[start EXERCISE MATERIAL]

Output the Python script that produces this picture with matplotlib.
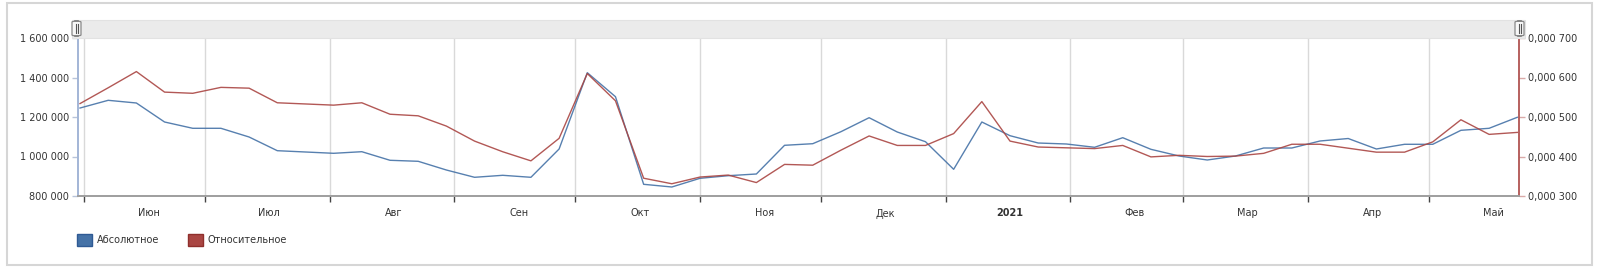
import matplotlib
matplotlib.use("Agg")
import matplotlib.pyplot as plt
import matplotlib.dates as mdates
from matplotlib.patches import Rectangle, FancyBboxPatch, Patch
from matplotlib.ticker import FuncFormatter, FixedLocator
import pandas as pd

# weekly series, 31 May 2020 .. 23 May 2021
weeks = pd.date_range("2020-05-31", periods=52, freq="7D")

absolute = [1245500, 1284500, 1270900, 1174700, 1142800, 1142800, 1098700, 1029400,
            1022800, 1016200, 1024300, 980800, 975700, 931600, 894700, 904800,
            894700, 1038000, 1424300, 1302800, 859200, 845600, 889600, 902800,
            911400, 1056700, 1064800, 1125500, 1196400, 1124000, 1074900, 935200,
            1174700, 1105300, 1068300, 1063300, 1046600, 1095200, 1036400, 1002500,
            982300, 1002500, 1043000, 1043000, 1078500, 1091100, 1038000, 1061800,
            1061800, 1132600, 1142800, 1198500]

relative = [0.000534, 0.000574, 0.000615, 0.000563, 0.000560, 0.000575, 0.000573, 0.000536,
            0.000533, 0.000530, 0.000536, 0.000507, 0.000503, 0.000477, 0.000439, 0.000412,
            0.000389, 0.000446, 0.000610, 0.000541, 0.000345, 0.000331, 0.000348, 0.000353,
            0.000334, 0.000380, 0.000378, 0.000416, 0.000452, 0.000428, 0.000428, 0.000458,
            0.000539, 0.000439, 0.000424, 0.000422, 0.000420, 0.000428, 0.000399, 0.000403,
            0.000400, 0.000401, 0.000408, 0.000431, 0.000431, 0.000421, 0.000411, 0.000411,
            0.000437, 0.000493, 0.000456, 0.000461]

month_starts = pd.date_range("2020-06-01", periods=12, freq="MS")
month_labels = ["Июн", "Июл", "Авг", "Сен", "Окт", "Ноя", "Дек", "2021", "Фев", "Мар", "Апр", "Май"]

left_ticks = [800000, 1000000, 1200000, 1400000, 1600000]
right_ticks = [0.0003, 0.0004, 0.0005, 0.0006, 0.0007]

BLUE = "#4572A7"
RED = "#AA4643"
W, H = 1600, 267

fig = plt.figure(figsize=(16, 2.67), dpi=100)
ax = fig.add_axes([77.5 / W, 1 - 196 / H, (1519.3 - 77.5) / W, 158 / H])
ax2 = ax.twinx()

ax.plot(weeks, absolute, color=BLUE, lw=1.0, alpha=0.9, zorder=3)
ax2.plot(weeks, relative, color=RED, lw=1.0, alpha=0.9, zorder=3)

ax.set_xlim(weeks[0] - pd.Timedelta(hours=15), weeks[-1] + pd.Timedelta(hours=12))
ax.set_ylim(800000, 1600000)
ax2.set_ylim(0.0003, 0.0007)

ax.set_yticks(left_ticks)
ax.yaxis.set_major_formatter(FuncFormatter(lambda v, p: "{:,.0f}".format(v).replace(",", " ")))


def rel_fmt(v, p):
    ip, dp = "{:.6f}".format(v).split(".")
    return ip + "," + dp[:3] + " " + dp[3:]


ax2.set_yticks(right_ticks)
ax2.yaxis.set_major_formatter(FuncFormatter(rel_fmt))

# month boundaries: grid + ticks, labels in the middle
ax.xaxis.set_major_locator(FixedLocator(mdates.date2num(month_starts)))
ax.xaxis.set_major_formatter(FuncFormatter(lambda v, p: ""))
label_pos = mdates.date2num(month_starts + pd.Timedelta(days=16))
ax.set_xticks(label_pos, minor=True)
ax.set_xticklabels(month_labels, minor=True)
for t in ax.get_xticklabels(minor=True):
    if t.get_text() == "2021":
        t.set_fontweight("bold")

ax.grid(axis="x", which="major", color="#d9d9d9", lw=1)
ax.tick_params(axis="x", which="major", length=4, width=1, color="#444444")
ax.tick_params(axis="x", which="minor", length=0, pad=9, labelsize=7, labelcolor="#333333")
ax.tick_params(axis="y", length=4, width=1, color="#b8c4da", labelsize=7, labelcolor="#333333", pad=2)
ax2.tick_params(axis="y", length=4, width=1, color="#d9a9a8", labelsize=7, labelcolor="#333333", pad=2)

for a in (ax, ax2):
    a.spines["top"].set_visible(False)
    a.spines["bottom"].set_color("#a0a0a0")
    a.spines["bottom"].set_linewidth(1.4)
ax.spines["right"].set_visible(False)
ax.spines["left"].set_color("#a3b6d6")
ax.spines["left"].set_linewidth(1.4)
ax2.spines["left"].set_visible(False)
ax2.spines["right"].set_color(RED)
ax2.spines["right"].set_linewidth(1.2)

# outer frame
fig.add_artist(Rectangle((7 / W, 1 - 265 / H), 1585 / W, 262 / H, transform=fig.transFigure,
                         facecolor="none", edgecolor="#d6d6d6", lw=1.5))

# navigator bar on top
fig.add_artist(Rectangle((72 / W, 1 - 38 / H), (1525 - 72) / W, 18 / H, transform=fig.transFigure,
                         facecolor="#ebebeb", edgecolor="#e2e2e2", lw=0.8))
for hx in (72, 1515):
    fig.add_artist(FancyBboxPatch((hx / W, 1 - 36 / H), 9 / W, 15 / H, transform=fig.transFigure,
                                  boxstyle="round,pad=0,rounding_size=0.004",
                                  facecolor="#f7f7f7", edgecolor="#888888", lw=0.9))
    for dx in (3.5, 5.5):
        fig.add_artist(plt.Line2D([(hx + dx) / W] * 2, [1 - 33 / H, 1 - 24 / H],
                                  transform=fig.transFigure, color="#555555", lw=0.8))

handles = [Patch(facecolor=BLUE, edgecolor="#2f5a94", label="Абсолютное"),
           Patch(facecolor=RED, edgecolor="#8f2f2c", label="Относительное")]
fig.legend(handles=handles, loc="center left", bbox_to_anchor=(77 / W, 1 - 240 / H),
           ncol=2, frameon=False, fontsize=7, handlelength=1.55, handleheight=1.55,
           handletextpad=0.45, columnspacing=3.0, borderpad=0, borderaxespad=0,
           labelcolor="#333333")

fig.savefig("out.png", dpi=100)
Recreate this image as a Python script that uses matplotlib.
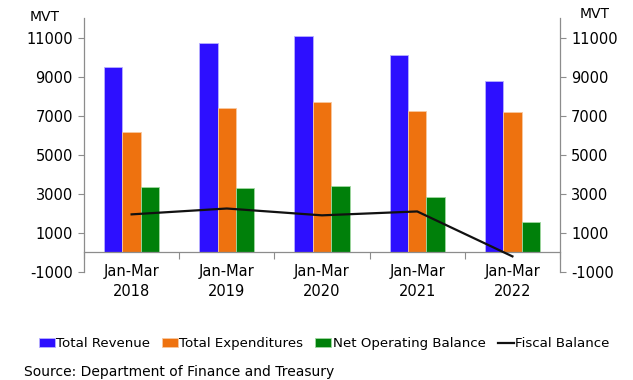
import matplotlib
matplotlib.use("Agg")
import matplotlib.pyplot as plt
import numpy as np

# Quarterly fiscal figures, million vatu
periods = ["Jan-Mar\n2018", "Jan-Mar\n2019", "Jan-Mar\n2020", "Jan-Mar\n2021", "Jan-Mar\n2022"]
total_revenue = [9500, 10700, 11100, 10100, 8800]
total_expenditures = [6150, 7400, 7700, 7250, 7200]
net_operating_balance = [3350, 3300, 3400, 2850, 1550]
fiscal_balance = [1950, 2250, 1900, 2100, -200]
yticks = [-1000, 1000, 3000, 5000, 7000, 9000, 11000]

c_rev = "#2D0FFF"
c_exp = "#EE720F"
c_nob = "#00800A"
grey = "#8C8C8C"

plt.rcParams['font.family'] = ['DejaVu Sans']
plt.rcParams['axes.unicode_minus'] = False
fig = plt.figure(figsize=(6.33, 3.8), dpi=100)
ax = fig.add_axes([0.1327, 0.2842, 0.752, 0.6684])

x = np.arange(len(periods))
w = 0.193
ax.bar(x - w, total_revenue, w, color=c_rev, edgecolor="#B8B0FF", linewidth=0.6, label="Total Revenue", zorder=2)
ax.bar(x, total_expenditures, w, color=c_exp, edgecolor="#F8C8A0", linewidth=0.6, label="Total Expenditures", zorder=2)
ax.bar(x + w, net_operating_balance, w, color=c_nob, edgecolor="#A0D8A0", linewidth=0.6, label="Net Operating Balance", zorder=2)
ax.plot(x, fiscal_balance, color="#111111", linewidth=1.6, label="Fiscal Balance", zorder=3)

ax.set_xlim(-0.5, len(periods) - 0.5)
ax.set_ylim(-1000, 12000)
ax.set_yticks(yticks)
ax.tick_params(axis="y", labelsize=10.5, length=4, color=grey, width=0.8, pad=4)

# x axis sits on zero, with separators between groups
ax.spines["bottom"].set_position(("data", 0))
ax.spines["top"].set_visible(False)
ax.spines["right"].set_visible(False)
for s in ("left", "bottom"):
    ax.spines[s].set_color(grey)
    ax.spines[s].set_linewidth(0.9)
ax.set_xticks(np.arange(len(periods) + 1) - 0.5)
ax.set_xticklabels([])
ax.set_xticks(x, minor=True)
ax.set_xticklabels(periods, minor=True, fontsize=10.5, linespacing=1.45)
ax.tick_params(axis="x", which="major", length=5, color=grey, width=0.8, direction="out")
ax.tick_params(axis="x", which="minor", length=0, pad=8)

ax2 = ax.twinx()
ax2.set_ylim(ax.get_ylim())
ax2.set_yticks(yticks)
ax2.tick_params(axis="y", labelsize=10.5, length=4, color=grey, width=0.8, pad=4)
for s in ("top", "left", "bottom"):
    ax2.spines[s].set_visible(False)
ax2.spines["right"].set_color(grey)
ax2.spines["right"].set_linewidth(0.9)

fig.text(0.071, 0.955, "MVT", fontsize=10, ha="center", va="center")
fig.text(0.94, 0.962, "MVT", fontsize=10, ha="center", va="center")

h, l = ax.get_legend_handles_labels()
order = [1, 2, 3, 0]
fig.legend([h[i] for i in order], [l[i] for i in order], loc="center", bbox_to_anchor=(0.512, 0.095),
           ncol=4, frameon=False, fontsize=9.6, handlelength=1.2, handleheight=0.6,
           handletextpad=0.1, columnspacing=0.9, borderaxespad=0)

fig.text(0.038, 0.02, "Source: Department of Finance and Treasury", fontsize=10, ha="left", va="center")

fig.savefig("out.png", dpi=100)
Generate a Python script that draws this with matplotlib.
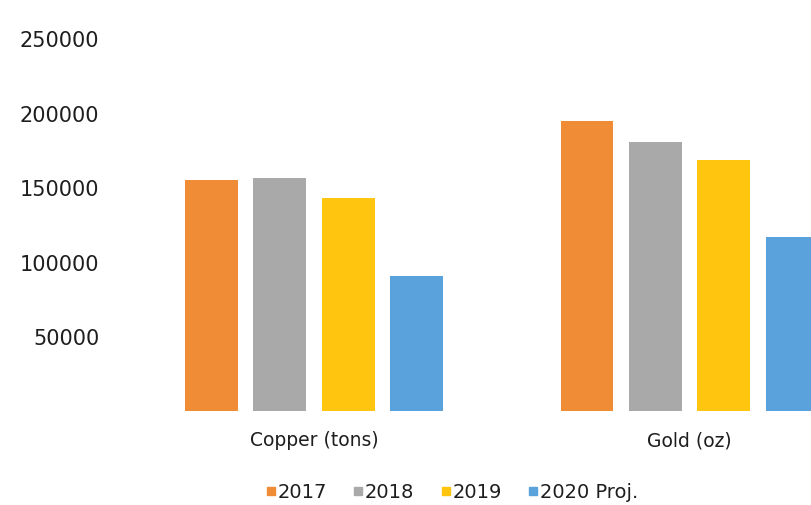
import matplotlib
matplotlib.use("Agg")
import matplotlib.pyplot as plt
from matplotlib.lines import Line2D
import numpy as np

categories = ["Copper (tons)", "Gold (oz)"]
series_names = ["2017", "2018", "2019", "2020 Proj."]
values_2017 = [155000, 194500]
values_2018 = [156500, 180500]
values_2019 = [143000, 168500]
values_2020 = [90500, 116500]
y_ticks = [50000, 100000, 150000, 200000, 250000]

series_values = [values_2017, values_2018, values_2019, values_2020]
colors = ["#F08C36", "#A9A9A9", "#FFC50F", "#5AA2DC"]

W, H = 811, 506
fig = plt.figure(figsize=(W / 100, H / 100), dpi=100)
fig.patch.set_facecolor("white")

left_px, right_px, bottom_px, top_px = 120, 811, 412, 17
ax = fig.add_axes([left_px / W, (H - bottom_px) / H,
                   (right_px - left_px) / W, (bottom_px - top_px) / H])

x = np.arange(len(categories))
pitch = 0.182
width = 0.141
for i, (vals, c) in enumerate(zip(series_values, colors)):
    ax.bar(x + (i - 1.5) * pitch, vals, width=width, color=c, label=series_names[i])

ax.set_xlim(-0.517, 1.3236)
ax.set_ylim(0, 265000)
ax.set_yticks(y_ticks)
ax.set_yticklabels([str(v) for v in y_ticks], fontsize=15, color="#1E1E1E")
ax.set_xticks(x)
ax.set_xticklabels(categories, fontsize=13.5, color="#1E1E1E")
ax.tick_params(axis="y", length=0, pad=15)
ax.tick_params(axis="x", length=0, pad=14)
for s in ax.spines.values():
    s.set_visible(False)

handles = [Line2D([0], [0], marker="s", linestyle="none", markersize=6,
                  markerfacecolor=c, markeredgecolor=c) for c in colors]
fig.legend(handles, series_names, loc="center", bbox_to_anchor=(0.558, 0.026),
           ncol=4, frameon=False, fontsize=14, handlelength=0.4,
           handletextpad=0.15, columnspacing=1.4, labelcolor="#1E1E1E")

fig.savefig("out.png", dpi=100, facecolor="white")
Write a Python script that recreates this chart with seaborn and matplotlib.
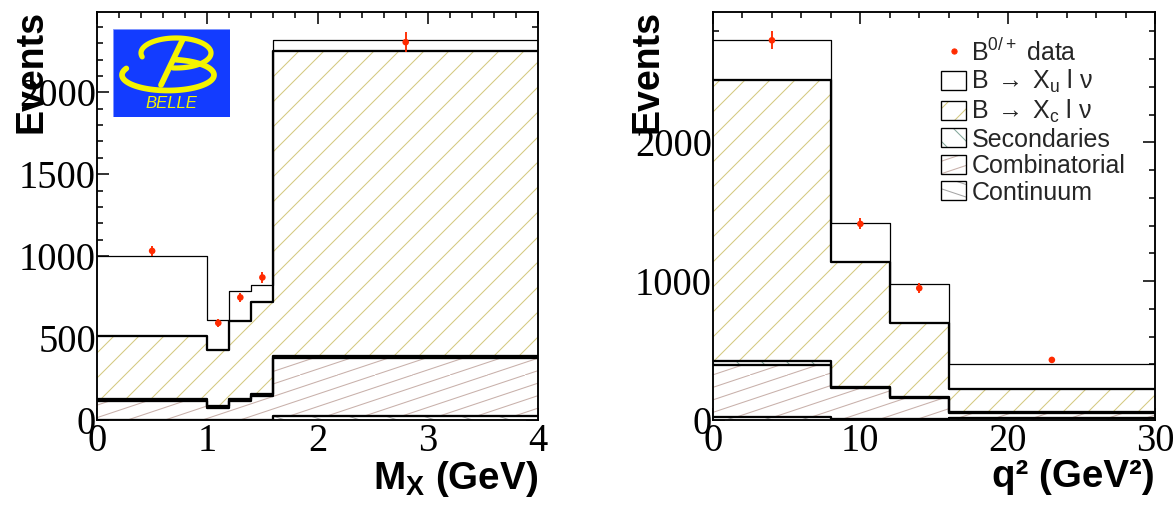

[end EXERCISE MATERIAL]

**INSTRUCTIONS FOR THE TASK:**
Copy only the lines above from the one containing "Generate a Python" through the one containing "(right_px - left_px)", both included. Leave out the pictures.

**ANSWER FOR THIS EXERCISE:**
Generate a Python script that draws this with matplotlib.
import matplotlib
matplotlib.use("Agg")
import matplotlib.pyplot as plt
from matplotlib.lines import Line2D
import numpy as np

categories = ["Copper (tons)", "Gold (oz)"]
series_names = ["2017", "2018", "2019", "2020 Proj."]
values_2017 = [155000, 194500]
values_2018 = [156500, 180500]
values_2019 = [143000, 168500]
values_2020 = [90500, 116500]
y_ticks = [50000, 100000, 150000, 200000, 250000]

series_values = [values_2017, values_2018, values_2019, values_2020]
colors = ["#F08C36", "#A9A9A9", "#FFC50F", "#5AA2DC"]

W, H = 811, 506
fig = plt.figure(figsize=(W / 100, H / 100), dpi=100)
fig.patch.set_facecolor("white")

left_px, right_px, bottom_px, top_px = 120, 811, 412, 17
ax = fig.add_axes([left_px / W, (H - bottom_px) / H,
                   (right_px - left_px) / W, (bottom_px - top_px) / H])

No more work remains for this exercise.